Your task:
Return the lines below that carry the word "image".

** Begin Data rows **

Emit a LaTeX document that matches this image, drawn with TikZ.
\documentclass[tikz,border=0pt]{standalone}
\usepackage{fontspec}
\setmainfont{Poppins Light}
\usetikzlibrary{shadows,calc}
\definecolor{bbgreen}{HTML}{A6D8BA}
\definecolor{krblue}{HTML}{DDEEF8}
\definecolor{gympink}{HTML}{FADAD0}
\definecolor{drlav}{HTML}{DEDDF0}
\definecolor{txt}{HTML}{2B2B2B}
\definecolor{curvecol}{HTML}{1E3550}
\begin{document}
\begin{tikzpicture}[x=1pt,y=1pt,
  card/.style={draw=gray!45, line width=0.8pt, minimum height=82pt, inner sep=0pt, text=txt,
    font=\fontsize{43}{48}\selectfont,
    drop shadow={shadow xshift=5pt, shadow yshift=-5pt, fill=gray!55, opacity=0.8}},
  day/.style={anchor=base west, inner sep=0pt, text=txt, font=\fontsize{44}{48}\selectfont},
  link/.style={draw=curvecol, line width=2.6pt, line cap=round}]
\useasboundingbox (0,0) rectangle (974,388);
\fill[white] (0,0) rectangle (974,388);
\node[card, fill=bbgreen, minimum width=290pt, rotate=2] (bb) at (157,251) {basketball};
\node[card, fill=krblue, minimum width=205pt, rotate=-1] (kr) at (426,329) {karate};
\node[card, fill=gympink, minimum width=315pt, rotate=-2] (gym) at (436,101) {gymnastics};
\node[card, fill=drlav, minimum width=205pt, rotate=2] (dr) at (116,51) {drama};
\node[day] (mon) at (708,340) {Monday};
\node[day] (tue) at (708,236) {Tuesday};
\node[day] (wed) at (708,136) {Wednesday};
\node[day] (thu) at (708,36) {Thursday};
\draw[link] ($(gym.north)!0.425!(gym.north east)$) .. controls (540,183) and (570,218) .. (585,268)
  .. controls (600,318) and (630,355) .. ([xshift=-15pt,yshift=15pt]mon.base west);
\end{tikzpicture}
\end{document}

** End Data rows **
** Begin Data rows **

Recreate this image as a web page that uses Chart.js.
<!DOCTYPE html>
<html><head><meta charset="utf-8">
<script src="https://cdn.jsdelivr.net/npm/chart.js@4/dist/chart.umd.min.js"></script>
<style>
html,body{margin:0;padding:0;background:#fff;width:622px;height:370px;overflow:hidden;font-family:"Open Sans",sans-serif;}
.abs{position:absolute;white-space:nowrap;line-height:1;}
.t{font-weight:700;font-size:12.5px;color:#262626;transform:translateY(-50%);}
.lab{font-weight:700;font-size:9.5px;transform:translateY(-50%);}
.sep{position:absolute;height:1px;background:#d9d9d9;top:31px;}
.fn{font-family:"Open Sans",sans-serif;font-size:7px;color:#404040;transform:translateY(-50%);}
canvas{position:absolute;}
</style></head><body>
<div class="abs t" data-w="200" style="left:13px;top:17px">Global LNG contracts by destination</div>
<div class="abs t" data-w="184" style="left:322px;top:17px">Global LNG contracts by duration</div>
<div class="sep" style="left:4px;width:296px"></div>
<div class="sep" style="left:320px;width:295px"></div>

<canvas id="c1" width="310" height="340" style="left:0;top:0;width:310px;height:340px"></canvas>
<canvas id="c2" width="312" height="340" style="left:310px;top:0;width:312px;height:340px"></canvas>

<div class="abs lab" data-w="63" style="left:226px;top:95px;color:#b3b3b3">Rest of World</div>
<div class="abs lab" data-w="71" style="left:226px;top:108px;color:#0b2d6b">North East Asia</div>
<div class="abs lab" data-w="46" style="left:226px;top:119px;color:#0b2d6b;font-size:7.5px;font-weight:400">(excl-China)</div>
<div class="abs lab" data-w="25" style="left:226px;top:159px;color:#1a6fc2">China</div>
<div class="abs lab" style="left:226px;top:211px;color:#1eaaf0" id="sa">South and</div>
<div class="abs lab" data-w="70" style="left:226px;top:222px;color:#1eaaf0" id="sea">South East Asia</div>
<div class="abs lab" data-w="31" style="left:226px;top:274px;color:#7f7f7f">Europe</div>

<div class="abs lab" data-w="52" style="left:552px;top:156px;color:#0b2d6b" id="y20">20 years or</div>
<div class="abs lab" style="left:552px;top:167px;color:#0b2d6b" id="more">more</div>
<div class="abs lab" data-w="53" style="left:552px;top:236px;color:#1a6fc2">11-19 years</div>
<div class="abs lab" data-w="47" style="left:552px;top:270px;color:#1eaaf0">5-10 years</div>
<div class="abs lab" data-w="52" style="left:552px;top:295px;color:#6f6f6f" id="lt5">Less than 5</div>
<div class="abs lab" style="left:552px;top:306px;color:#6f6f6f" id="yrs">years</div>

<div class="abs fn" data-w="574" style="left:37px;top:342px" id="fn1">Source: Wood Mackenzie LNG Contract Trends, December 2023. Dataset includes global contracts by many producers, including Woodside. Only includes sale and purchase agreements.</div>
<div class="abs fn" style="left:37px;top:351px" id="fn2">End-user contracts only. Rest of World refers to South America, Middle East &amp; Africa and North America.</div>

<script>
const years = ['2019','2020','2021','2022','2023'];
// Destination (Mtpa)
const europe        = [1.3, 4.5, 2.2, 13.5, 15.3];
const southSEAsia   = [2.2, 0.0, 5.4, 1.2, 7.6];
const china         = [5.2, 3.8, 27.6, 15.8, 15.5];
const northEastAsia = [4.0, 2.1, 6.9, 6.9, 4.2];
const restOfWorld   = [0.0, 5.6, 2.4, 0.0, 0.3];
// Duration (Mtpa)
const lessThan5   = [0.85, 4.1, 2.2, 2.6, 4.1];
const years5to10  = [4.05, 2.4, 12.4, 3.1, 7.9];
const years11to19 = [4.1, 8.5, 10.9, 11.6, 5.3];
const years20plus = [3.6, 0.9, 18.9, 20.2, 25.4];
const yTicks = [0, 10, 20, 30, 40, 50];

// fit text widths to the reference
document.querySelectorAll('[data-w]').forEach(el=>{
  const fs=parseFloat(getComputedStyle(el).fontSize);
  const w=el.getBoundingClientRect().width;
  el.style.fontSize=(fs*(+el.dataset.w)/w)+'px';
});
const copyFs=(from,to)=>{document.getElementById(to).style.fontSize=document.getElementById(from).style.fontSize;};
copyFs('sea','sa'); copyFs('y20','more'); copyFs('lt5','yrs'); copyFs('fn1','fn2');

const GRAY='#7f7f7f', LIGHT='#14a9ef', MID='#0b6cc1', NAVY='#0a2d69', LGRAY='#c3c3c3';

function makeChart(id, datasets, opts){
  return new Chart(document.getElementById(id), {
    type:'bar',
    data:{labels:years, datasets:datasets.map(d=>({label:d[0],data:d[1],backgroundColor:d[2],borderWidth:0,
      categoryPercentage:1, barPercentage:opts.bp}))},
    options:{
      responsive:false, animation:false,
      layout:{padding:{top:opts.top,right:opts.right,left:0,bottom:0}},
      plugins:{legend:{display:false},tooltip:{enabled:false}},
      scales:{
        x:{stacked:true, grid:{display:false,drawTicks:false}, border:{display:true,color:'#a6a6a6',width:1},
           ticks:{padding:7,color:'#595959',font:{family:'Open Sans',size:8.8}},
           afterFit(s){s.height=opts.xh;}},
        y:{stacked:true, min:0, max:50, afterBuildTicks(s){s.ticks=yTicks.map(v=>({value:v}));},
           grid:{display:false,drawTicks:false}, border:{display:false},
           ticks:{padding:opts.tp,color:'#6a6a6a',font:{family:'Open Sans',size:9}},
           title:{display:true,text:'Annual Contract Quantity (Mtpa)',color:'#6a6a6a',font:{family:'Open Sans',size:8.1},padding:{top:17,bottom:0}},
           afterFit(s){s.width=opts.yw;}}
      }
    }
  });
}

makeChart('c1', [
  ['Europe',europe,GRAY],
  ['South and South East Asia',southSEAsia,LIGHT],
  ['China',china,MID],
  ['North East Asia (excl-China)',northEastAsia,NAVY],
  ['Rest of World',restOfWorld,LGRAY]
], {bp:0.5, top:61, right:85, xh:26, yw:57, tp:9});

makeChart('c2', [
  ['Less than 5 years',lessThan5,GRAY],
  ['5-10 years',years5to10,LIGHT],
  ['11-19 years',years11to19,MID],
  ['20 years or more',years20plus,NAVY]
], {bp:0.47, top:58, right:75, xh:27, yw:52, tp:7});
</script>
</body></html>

** End Data rows **
** Begin Data rows **

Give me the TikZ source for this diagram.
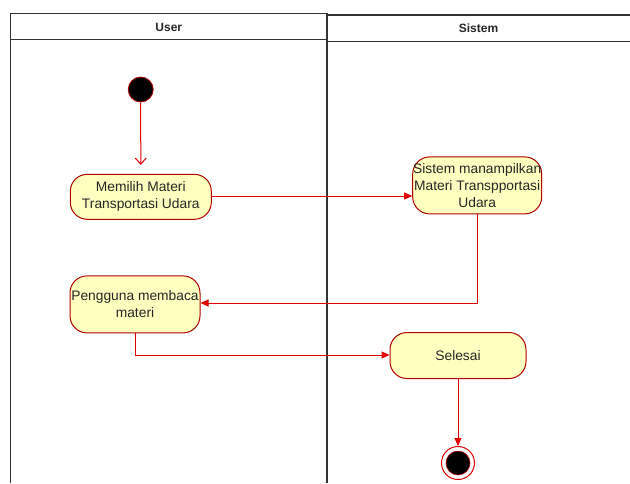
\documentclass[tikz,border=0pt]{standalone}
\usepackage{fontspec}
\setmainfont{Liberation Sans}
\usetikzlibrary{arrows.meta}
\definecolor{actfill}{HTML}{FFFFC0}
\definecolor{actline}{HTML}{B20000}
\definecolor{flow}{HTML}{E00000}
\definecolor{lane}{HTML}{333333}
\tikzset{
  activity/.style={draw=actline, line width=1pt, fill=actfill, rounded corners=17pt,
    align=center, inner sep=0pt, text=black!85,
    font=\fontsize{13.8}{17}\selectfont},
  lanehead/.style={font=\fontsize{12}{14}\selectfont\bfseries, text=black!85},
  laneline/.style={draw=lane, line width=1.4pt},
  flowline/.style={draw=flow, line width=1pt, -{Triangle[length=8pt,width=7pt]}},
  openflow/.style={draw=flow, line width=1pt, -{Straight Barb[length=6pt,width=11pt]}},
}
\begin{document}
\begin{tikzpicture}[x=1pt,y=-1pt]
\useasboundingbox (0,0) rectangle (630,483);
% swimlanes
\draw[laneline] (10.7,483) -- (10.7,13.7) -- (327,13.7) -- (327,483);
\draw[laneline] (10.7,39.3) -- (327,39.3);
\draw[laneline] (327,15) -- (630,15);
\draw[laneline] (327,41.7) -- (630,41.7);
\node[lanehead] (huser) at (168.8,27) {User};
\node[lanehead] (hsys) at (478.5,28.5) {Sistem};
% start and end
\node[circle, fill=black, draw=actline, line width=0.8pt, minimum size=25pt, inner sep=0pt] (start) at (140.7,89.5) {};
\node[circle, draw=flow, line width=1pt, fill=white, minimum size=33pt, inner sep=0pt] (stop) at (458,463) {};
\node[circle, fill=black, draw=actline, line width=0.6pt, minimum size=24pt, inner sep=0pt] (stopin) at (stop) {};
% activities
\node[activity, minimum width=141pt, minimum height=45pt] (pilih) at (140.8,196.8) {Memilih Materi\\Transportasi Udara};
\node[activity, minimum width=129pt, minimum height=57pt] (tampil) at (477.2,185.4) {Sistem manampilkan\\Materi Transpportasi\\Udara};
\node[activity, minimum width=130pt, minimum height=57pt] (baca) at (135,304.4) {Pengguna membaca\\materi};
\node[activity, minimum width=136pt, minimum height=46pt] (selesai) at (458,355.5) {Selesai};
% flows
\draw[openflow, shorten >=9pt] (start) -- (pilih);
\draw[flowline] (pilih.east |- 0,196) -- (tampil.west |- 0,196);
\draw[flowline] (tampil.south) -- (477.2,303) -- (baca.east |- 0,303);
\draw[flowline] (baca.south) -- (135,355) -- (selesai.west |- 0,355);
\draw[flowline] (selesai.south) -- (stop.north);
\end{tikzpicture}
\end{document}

** End Data rows **

Solution below:
Emit a LaTeX document that matches this image, drawn with TikZ.
Recreate this image as a web page that uses Chart.js.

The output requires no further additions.